Code that draws figures
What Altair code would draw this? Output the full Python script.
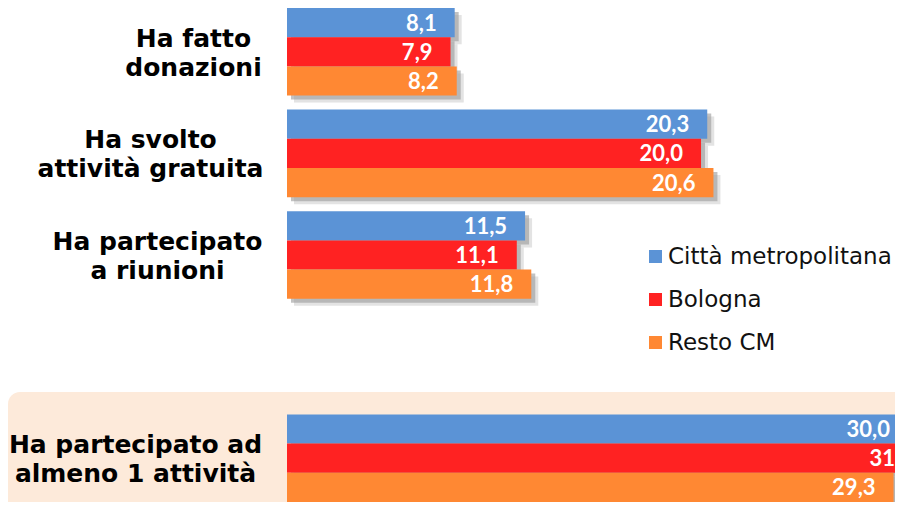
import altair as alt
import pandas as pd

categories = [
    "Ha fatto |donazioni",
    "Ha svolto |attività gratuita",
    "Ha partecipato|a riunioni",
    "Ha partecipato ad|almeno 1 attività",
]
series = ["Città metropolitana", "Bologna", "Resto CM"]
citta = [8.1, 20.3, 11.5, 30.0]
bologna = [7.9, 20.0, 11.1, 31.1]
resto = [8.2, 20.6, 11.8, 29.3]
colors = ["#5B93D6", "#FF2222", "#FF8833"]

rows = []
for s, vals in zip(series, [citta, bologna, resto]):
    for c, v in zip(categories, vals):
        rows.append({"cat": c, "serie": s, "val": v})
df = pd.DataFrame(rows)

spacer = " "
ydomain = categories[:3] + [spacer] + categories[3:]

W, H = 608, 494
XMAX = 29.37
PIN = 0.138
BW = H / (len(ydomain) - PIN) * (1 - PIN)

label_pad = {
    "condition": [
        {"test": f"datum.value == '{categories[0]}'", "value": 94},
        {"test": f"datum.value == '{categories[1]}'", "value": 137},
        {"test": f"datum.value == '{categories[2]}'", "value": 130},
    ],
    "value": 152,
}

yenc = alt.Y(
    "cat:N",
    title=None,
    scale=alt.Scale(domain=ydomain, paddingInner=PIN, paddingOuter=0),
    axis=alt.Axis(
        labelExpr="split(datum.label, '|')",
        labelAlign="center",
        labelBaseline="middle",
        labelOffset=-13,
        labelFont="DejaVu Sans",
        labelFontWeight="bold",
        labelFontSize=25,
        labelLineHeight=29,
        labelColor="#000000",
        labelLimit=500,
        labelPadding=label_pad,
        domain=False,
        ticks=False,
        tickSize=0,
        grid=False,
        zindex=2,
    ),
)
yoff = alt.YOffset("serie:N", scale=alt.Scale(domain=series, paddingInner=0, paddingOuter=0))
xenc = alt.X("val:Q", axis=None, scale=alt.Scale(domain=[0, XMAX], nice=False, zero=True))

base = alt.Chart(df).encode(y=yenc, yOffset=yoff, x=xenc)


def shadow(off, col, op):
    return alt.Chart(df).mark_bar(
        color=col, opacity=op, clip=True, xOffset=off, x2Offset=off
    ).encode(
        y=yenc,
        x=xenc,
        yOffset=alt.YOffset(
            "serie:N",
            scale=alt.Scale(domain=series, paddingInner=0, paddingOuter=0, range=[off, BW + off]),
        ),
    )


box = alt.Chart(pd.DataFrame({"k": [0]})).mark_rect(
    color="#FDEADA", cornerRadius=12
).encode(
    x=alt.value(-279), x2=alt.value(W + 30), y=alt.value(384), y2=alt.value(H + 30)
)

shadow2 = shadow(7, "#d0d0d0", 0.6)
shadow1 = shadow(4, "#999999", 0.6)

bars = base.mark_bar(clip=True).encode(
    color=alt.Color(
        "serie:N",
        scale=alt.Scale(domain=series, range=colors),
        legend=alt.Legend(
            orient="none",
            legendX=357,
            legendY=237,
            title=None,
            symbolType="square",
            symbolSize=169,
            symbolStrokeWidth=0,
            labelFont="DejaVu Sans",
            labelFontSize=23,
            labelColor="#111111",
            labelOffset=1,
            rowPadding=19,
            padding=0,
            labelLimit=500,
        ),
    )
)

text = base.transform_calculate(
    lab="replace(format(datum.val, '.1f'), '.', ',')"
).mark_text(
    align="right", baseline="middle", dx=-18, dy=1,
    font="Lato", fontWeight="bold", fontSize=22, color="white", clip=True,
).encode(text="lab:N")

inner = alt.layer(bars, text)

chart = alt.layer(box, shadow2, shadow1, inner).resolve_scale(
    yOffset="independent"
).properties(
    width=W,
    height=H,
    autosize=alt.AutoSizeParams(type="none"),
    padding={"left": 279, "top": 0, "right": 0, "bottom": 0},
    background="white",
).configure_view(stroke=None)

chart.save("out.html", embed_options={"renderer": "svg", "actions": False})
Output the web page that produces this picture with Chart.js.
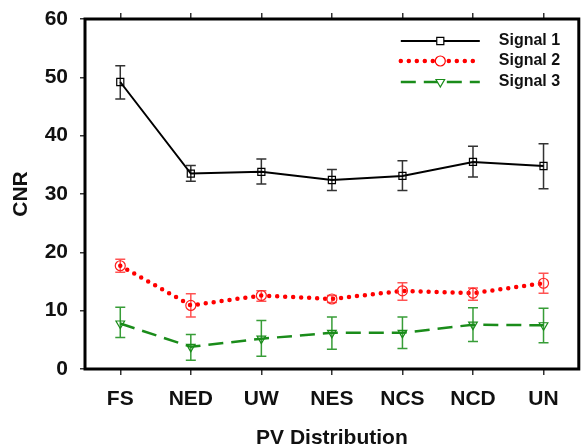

* _WHAT YOU WILL DO_
Pictures are excluded; copy all other data exactly as shown.

* _FULL RESPONSE_
What Altair code would draw this? Output the full Python script.
import altair as alt
import pandas as pd

categories = [
    "Ha fatto |donazioni",
    "Ha svolto |attività gratuita",
    "Ha partecipato|a riunioni",
    "Ha partecipato ad|almeno 1 attività",
]
series = ["Città metropolitana", "Bologna", "Resto CM"]
citta = [8.1, 20.3, 11.5, 30.0]
bologna = [7.9, 20.0, 11.1, 31.1]
resto = [8.2, 20.6, 11.8, 29.3]
colors = ["#5B93D6", "#FF2222", "#FF8833"]

rows = []
for s, vals in zip(series, [citta, bologna, resto]):
    for c, v in zip(categories, vals):
        rows.append({"cat": c, "serie": s, "val": v})
df = pd.DataFrame(rows)

spacer = " "
ydomain = categories[:3] + [spacer] + categories[3:]

W, H = 608, 494
XMAX = 29.37
PIN = 0.138
BW = H / (len(ydomain) - PIN) * (1 - PIN)

label_pad = {
    "condition": [
        {"test": f"datum.value == '{categories[0]}'", "value": 94},
        {"test": f"datum.value == '{categories[1]}'", "value": 137},
        {"test": f"datum.value == '{categories[2]}'", "value": 130},
    ],
    "value": 152,
}

yenc = alt.Y(
    "cat:N",
    title=None,
    scale=alt.Scale(domain=ydomain, paddingInner=PIN, paddingOuter=0),
    axis=alt.Axis(
        labelExpr="split(datum.label, '|')",
        labelAlign="center",
        labelBaseline="middle",
        labelOffset=-13,
        labelFont="DejaVu Sans",
        labelFontWeight="bold",
        labelFontSize=25,
        labelLineHeight=29,
        labelColor="#000000",
        labelLimit=500,
        labelPadding=label_pad,
        domain=False,
        ticks=False,
        tickSize=0,
        grid=False,
        zindex=2,
    ),
)
yoff = alt.YOffset("serie:N", scale=alt.Scale(domain=series, paddingInner=0, paddingOuter=0))
xenc = alt.X("val:Q", axis=None, scale=alt.Scale(domain=[0, XMAX], nice=False, zero=True))

base = alt.Chart(df).encode(y=yenc, yOffset=yoff, x=xenc)


def shadow(off, col, op):
    return alt.Chart(df).mark_bar(
        color=col, opacity=op, clip=True, xOffset=off, x2Offset=off
    ).encode(
        y=yenc,
        x=xenc,
        yOffset=alt.YOffset(
            "serie:N",
            scale=alt.Scale(domain=series, paddingInner=0, paddingOuter=0, range=[off, BW + off]),
        ),
    )


box = alt.Chart(pd.DataFrame({"k": [0]})).mark_rect(
    color="#FDEADA", cornerRadius=12
).encode(
    x=alt.value(-279), x2=alt.value(W + 30), y=alt.value(384), y2=alt.value(H + 30)
)

shadow2 = shadow(7, "#d0d0d0", 0.6)
shadow1 = shadow(4, "#999999", 0.6)

bars = base.mark_bar(clip=True).encode(
    color=alt.Color(
        "serie:N",
        scale=alt.Scale(domain=series, range=colors),
        legend=alt.Legend(
            orient="none",
            legendX=357,
            legendY=237,
            title=None,
            symbolType="square",
            symbolSize=169,
            symbolStrokeWidth=0,
            labelFont="DejaVu Sans",
            labelFontSize=23,
            labelColor="#111111",
            labelOffset=1,
            rowPadding=19,
            padding=0,
            labelLimit=500,
        ),
    )
)

text = base.transform_calculate(
    lab="replace(format(datum.val, '.1f'), '.', ',')"
).mark_text(
    align="right", baseline="middle", dx=-18, dy=1,
    font="Lato", fontWeight="bold", fontSize=22, color="white", clip=True,
).encode(text="lab:N")

inner = alt.layer(bars, text)

chart = alt.layer(box, shadow2, shadow1, inner).resolve_scale(
    yOffset="independent"
).properties(
    width=W,
    height=H,
    autosize=alt.AutoSizeParams(type="none"),
    padding={"left": 279, "top": 0, "right": 0, "bottom": 0},
    background="white",
).configure_view(stroke=None)

chart.save("out.html", embed_options={"renderer": "svg", "actions": False})
Output the web page that produces this picture with Chart.js.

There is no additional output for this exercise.